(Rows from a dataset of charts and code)
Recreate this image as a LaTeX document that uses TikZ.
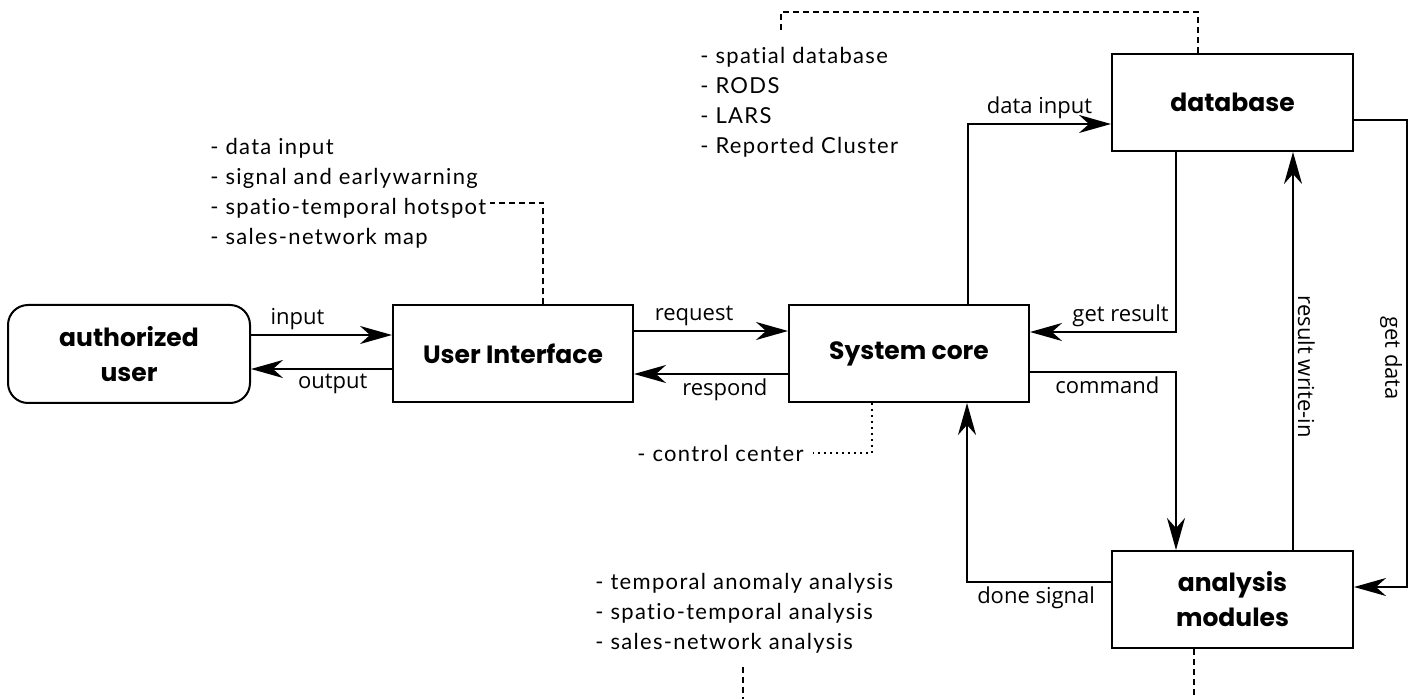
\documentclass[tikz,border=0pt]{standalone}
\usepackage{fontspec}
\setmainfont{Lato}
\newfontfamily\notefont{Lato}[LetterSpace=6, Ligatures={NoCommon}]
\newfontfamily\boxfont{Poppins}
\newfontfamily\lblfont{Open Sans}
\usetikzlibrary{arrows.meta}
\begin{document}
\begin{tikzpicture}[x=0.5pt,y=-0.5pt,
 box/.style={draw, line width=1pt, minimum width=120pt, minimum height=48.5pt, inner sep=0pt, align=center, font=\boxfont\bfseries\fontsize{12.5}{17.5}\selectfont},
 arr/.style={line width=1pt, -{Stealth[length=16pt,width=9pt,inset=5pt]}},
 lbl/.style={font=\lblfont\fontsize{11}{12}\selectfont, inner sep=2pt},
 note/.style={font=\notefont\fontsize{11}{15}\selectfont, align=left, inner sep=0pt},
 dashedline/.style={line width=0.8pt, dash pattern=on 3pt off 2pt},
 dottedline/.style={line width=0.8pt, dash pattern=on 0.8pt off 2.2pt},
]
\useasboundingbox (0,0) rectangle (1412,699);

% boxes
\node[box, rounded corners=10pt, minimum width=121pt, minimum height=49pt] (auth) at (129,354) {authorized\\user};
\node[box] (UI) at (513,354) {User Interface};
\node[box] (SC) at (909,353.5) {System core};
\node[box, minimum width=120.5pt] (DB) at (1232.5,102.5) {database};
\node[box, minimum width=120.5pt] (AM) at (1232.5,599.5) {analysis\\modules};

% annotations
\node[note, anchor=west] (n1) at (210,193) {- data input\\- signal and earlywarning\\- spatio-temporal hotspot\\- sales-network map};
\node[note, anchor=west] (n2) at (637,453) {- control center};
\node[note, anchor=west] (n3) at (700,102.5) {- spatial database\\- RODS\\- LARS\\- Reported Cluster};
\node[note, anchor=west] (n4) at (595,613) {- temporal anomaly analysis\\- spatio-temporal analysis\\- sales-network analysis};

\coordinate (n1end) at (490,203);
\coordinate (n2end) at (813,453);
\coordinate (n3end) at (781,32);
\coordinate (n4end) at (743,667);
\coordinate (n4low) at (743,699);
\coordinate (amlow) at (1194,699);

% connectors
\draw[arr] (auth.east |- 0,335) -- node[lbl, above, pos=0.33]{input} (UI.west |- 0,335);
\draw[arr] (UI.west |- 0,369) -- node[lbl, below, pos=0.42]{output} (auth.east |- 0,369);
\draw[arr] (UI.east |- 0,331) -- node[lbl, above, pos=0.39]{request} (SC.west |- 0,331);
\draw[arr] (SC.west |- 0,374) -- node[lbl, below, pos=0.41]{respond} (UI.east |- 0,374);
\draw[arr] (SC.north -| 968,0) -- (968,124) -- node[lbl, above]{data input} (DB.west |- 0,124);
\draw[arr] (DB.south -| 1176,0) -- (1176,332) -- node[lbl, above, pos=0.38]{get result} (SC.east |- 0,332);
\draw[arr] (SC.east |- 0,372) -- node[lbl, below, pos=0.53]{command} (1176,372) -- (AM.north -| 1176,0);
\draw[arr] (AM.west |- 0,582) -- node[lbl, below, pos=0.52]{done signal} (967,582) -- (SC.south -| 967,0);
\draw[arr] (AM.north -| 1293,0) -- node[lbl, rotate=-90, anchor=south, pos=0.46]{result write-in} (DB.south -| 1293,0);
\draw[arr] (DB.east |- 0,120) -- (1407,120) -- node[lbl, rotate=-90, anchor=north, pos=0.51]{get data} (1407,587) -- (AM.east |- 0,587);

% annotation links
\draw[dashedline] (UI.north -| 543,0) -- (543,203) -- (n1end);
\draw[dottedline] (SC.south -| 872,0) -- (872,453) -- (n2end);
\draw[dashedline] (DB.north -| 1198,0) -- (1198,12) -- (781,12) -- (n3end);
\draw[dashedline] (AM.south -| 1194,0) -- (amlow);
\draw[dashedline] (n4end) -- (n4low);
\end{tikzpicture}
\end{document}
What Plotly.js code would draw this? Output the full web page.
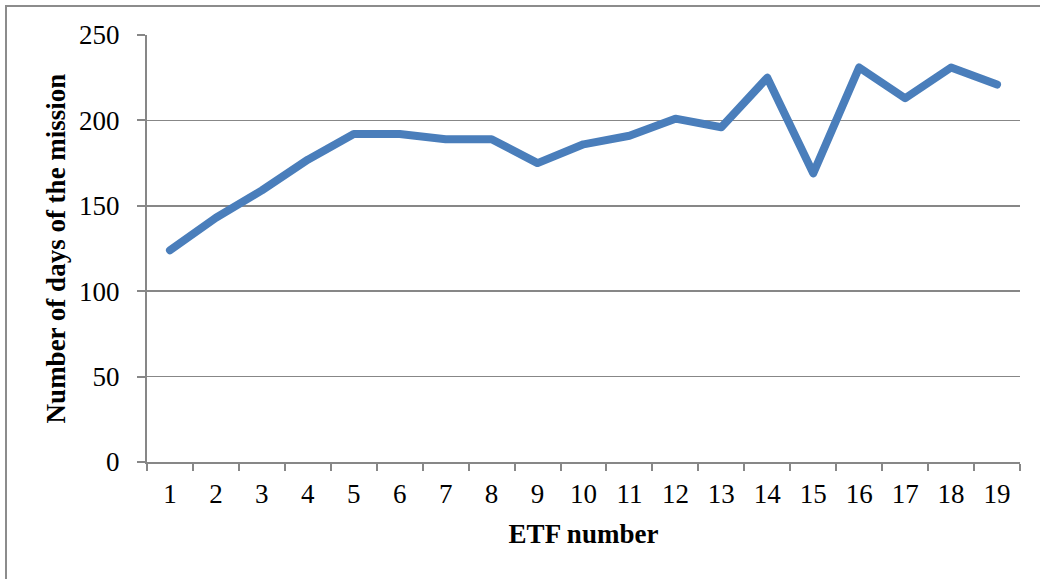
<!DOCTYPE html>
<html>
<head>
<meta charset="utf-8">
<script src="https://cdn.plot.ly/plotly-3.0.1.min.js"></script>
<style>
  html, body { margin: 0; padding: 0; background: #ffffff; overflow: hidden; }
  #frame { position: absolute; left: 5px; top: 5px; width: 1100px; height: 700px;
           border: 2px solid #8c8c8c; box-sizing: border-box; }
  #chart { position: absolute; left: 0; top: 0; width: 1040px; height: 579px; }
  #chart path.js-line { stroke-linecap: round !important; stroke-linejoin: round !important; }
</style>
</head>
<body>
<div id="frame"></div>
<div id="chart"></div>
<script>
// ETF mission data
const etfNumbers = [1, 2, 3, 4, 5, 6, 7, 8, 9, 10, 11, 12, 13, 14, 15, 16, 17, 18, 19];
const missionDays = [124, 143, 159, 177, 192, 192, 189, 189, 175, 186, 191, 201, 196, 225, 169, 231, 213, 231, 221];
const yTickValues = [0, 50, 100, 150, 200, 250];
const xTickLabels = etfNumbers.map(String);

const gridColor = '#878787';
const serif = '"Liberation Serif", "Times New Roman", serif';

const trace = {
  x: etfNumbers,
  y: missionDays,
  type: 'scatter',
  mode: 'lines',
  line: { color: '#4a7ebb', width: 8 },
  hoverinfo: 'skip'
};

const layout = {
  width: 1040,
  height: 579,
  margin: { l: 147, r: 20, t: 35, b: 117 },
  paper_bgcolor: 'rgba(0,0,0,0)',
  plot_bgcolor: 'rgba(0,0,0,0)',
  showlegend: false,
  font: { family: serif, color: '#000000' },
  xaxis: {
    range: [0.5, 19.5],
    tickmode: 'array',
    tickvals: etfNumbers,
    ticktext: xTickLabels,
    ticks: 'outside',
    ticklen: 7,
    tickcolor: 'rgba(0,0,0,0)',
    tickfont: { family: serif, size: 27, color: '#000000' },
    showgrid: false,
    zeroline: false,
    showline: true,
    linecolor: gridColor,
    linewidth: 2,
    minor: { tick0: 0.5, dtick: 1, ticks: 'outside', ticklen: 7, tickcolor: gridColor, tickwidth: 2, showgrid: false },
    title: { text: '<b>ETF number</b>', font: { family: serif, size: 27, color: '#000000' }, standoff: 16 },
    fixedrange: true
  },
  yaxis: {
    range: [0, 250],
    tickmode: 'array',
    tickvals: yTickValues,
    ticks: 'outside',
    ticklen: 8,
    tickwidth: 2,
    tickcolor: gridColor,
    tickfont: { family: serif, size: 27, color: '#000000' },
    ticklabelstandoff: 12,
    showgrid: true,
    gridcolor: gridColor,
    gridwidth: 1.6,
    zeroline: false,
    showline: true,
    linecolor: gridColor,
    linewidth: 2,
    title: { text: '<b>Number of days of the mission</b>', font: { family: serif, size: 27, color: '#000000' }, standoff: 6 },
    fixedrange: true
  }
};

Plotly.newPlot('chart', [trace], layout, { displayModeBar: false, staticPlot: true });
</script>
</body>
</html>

WORK TO DO -
Above are records with pictures; repeat the records exactly and leave the pictures out.

ANSWER BELOW -
Recreate this image as a LaTeX document that uses TikZ.
\documentclass[tikz,border=0pt]{standalone}
\usepackage{fontspec}
\setmainfont{Lato}
\newfontfamily\notefont{Lato}[LetterSpace=6, Ligatures={NoCommon}]
\newfontfamily\boxfont{Poppins}
\newfontfamily\lblfont{Open Sans}
\usetikzlibrary{arrows.meta}
\begin{document}
\begin{tikzpicture}[x=0.5pt,y=-0.5pt,
 box/.style={draw, line width=1pt, minimum width=120pt, minimum height=48.5pt, inner sep=0pt, align=center, font=\boxfont\bfseries\fontsize{12.5}{17.5}\selectfont},
 arr/.style={line width=1pt, -{Stealth[length=16pt,width=9pt,inset=5pt]}},
 lbl/.style={font=\lblfont\fontsize{11}{12}\selectfont, inner sep=2pt},
 note/.style={font=\notefont\fontsize{11}{15}\selectfont, align=left, inner sep=0pt},
 dashedline/.style={line width=0.8pt, dash pattern=on 3pt off 2pt},
 dottedline/.style={line width=0.8pt, dash pattern=on 0.8pt off 2.2pt},
]
\useasboundingbox (0,0) rectangle (1412,699);

% boxes
\node[box, rounded corners=10pt, minimum width=121pt, minimum height=49pt] (auth) at (129,354) {authorized\\user};
\node[box] (UI) at (513,354) {User Interface};
\node[box] (SC) at (909,353.5) {System core};
\node[box, minimum width=120.5pt] (DB) at (1232.5,102.5) {database};
\node[box, minimum width=120.5pt] (AM) at (1232.5,599.5) {analysis\\modules};

% annotations
\node[note, anchor=west] (n1) at (210,193) {- data input\\- signal and earlywarning\\- spatio-temporal hotspot\\- sales-network map};
\node[note, anchor=west] (n2) at (637,453) {- control center};
\node[note, anchor=west] (n3) at (700,102.5) {- spatial database\\- RODS\\- LARS\\- Reported Cluster};
\node[note, anchor=west] (n4) at (595,613) {- temporal anomaly analysis\\- spatio-temporal analysis\\- sales-network analysis};

\coordinate (n1end) at (490,203);
\coordinate (n2end) at (813,453);
\coordinate (n3end) at (781,32);
\coordinate (n4end) at (743,667);
\coordinate (n4low) at (743,699);
\coordinate (amlow) at (1194,699);

% connectors
\draw[arr] (auth.east |- 0,335) -- node[lbl, above, pos=0.33]{input} (UI.west |- 0,335);
\draw[arr] (UI.west |- 0,369) -- node[lbl, below, pos=0.42]{output} (auth.east |- 0,369);
\draw[arr] (UI.east |- 0,331) -- node[lbl, above, pos=0.39]{request} (SC.west |- 0,331);
\draw[arr] (SC.west |- 0,374) -- node[lbl, below, pos=0.41]{respond} (UI.east |- 0,374);
\draw[arr] (SC.north -| 968,0) -- (968,124) -- node[lbl, above]{data input} (DB.west |- 0,124);
\draw[arr] (DB.south -| 1176,0) -- (1176,332) -- node[lbl, above, pos=0.38]{get result} (SC.east |- 0,332);
\draw[arr] (SC.east |- 0,372) -- node[lbl, below, pos=0.53]{command} (1176,372) -- (AM.north -| 1176,0);
\draw[arr] (AM.west |- 0,582) -- node[lbl, below, pos=0.52]{done signal} (967,582) -- (SC.south -| 967,0);
\draw[arr] (AM.north -| 1293,0) -- node[lbl, rotate=-90, anchor=south, pos=0.46]{result write-in} (DB.south -| 1293,0);
\draw[arr] (DB.east |- 0,120) -- (1407,120) -- node[lbl, rotate=-90, anchor=north, pos=0.51]{get data} (1407,587) -- (AM.east |- 0,587);

% annotation links
\draw[dashedline] (UI.north -| 543,0) -- (543,203) -- (n1end);
\draw[dottedline] (SC.south -| 872,0) -- (872,453) -- (n2end);
\draw[dashedline] (DB.north -| 1198,0) -- (1198,12) -- (781,12) -- (n3end);
\draw[dashedline] (AM.south -| 1194,0) -- (amlow);
\draw[dashedline] (n4end) -- (n4low);
\end{tikzpicture}
\end{document}
What Plotly.js code would draw this? Output the full web page.
<!DOCTYPE html>
<html>
<head>
<meta charset="utf-8">
<script src="https://cdn.plot.ly/plotly-3.0.1.min.js"></script>
<style>
  html, body { margin: 0; padding: 0; background: #ffffff; overflow: hidden; }
  #frame { position: absolute; left: 5px; top: 5px; width: 1100px; height: 700px;
           border: 2px solid #8c8c8c; box-sizing: border-box; }
  #chart { position: absolute; left: 0; top: 0; width: 1040px; height: 579px; }
  #chart path.js-line { stroke-linecap: round !important; stroke-linejoin: round !important; }
</style>
</head>
<body>
<div id="frame"></div>
<div id="chart"></div>
<script>
// ETF mission data
const etfNumbers = [1, 2, 3, 4, 5, 6, 7, 8, 9, 10, 11, 12, 13, 14, 15, 16, 17, 18, 19];
const missionDays = [124, 143, 159, 177, 192, 192, 189, 189, 175, 186, 191, 201, 196, 225, 169, 231, 213, 231, 221];
const yTickValues = [0, 50, 100, 150, 200, 250];
const xTickLabels = etfNumbers.map(String);

const gridColor = '#878787';
const serif = '"Liberation Serif", "Times New Roman", serif';

const trace = {
  x: etfNumbers,
  y: missionDays,
  type: 'scatter',
  mode: 'lines',
  line: { color: '#4a7ebb', width: 8 },
  hoverinfo: 'skip'
};

const layout = {
  width: 1040,
  height: 579,
  margin: { l: 147, r: 20, t: 35, b: 117 },
  paper_bgcolor: 'rgba(0,0,0,0)',
  plot_bgcolor: 'rgba(0,0,0,0)',
  showlegend: false,
  font: { family: serif, color: '#000000' },
  xaxis: {
    range: [0.5, 19.5],
    tickmode: 'array',
    tickvals: etfNumbers,
    ticktext: xTickLabels,
    ticks: 'outside',
    ticklen: 7,
    tickcolor: 'rgba(0,0,0,0)',
    tickfont: { family: serif, size: 27, color: '#000000' },
    showgrid: false,
    zeroline: false,
    showline: true,
    linecolor: gridColor,
    linewidth: 2,
    minor: { tick0: 0.5, dtick: 1, ticks: 'outside', ticklen: 7, tickcolor: gridColor, tickwidth: 2, showgrid: false },
    title: { text: '<b>ETF number</b>', font: { family: serif, size: 27, color: '#000000' }, standoff: 16 },
    fixedrange: true
  },
  yaxis: {
    range: [0, 250],
    tickmode: 'array',
    tickvals: yTickValues,
    ticks: 'outside',
    ticklen: 8,
    tickwidth: 2,
    tickcolor: gridColor,
    tickfont: { family: serif, size: 27, color: '#000000' },
    ticklabelstandoff: 12,
    showgrid: true,
    gridcolor: gridColor,
    gridwidth: 1.6,
    zeroline: false,
    showline: true,
    linecolor: gridColor,
    linewidth: 2,
    title: { text: '<b>Number of days of the mission</b>', font: { family: serif, size: 27, color: '#000000' }, standoff: 6 },
    fixedrange: true
  }
};

Plotly.newPlot('chart', [trace], layout, { displayModeBar: false, staticPlot: true });
</script>
</body>
</html>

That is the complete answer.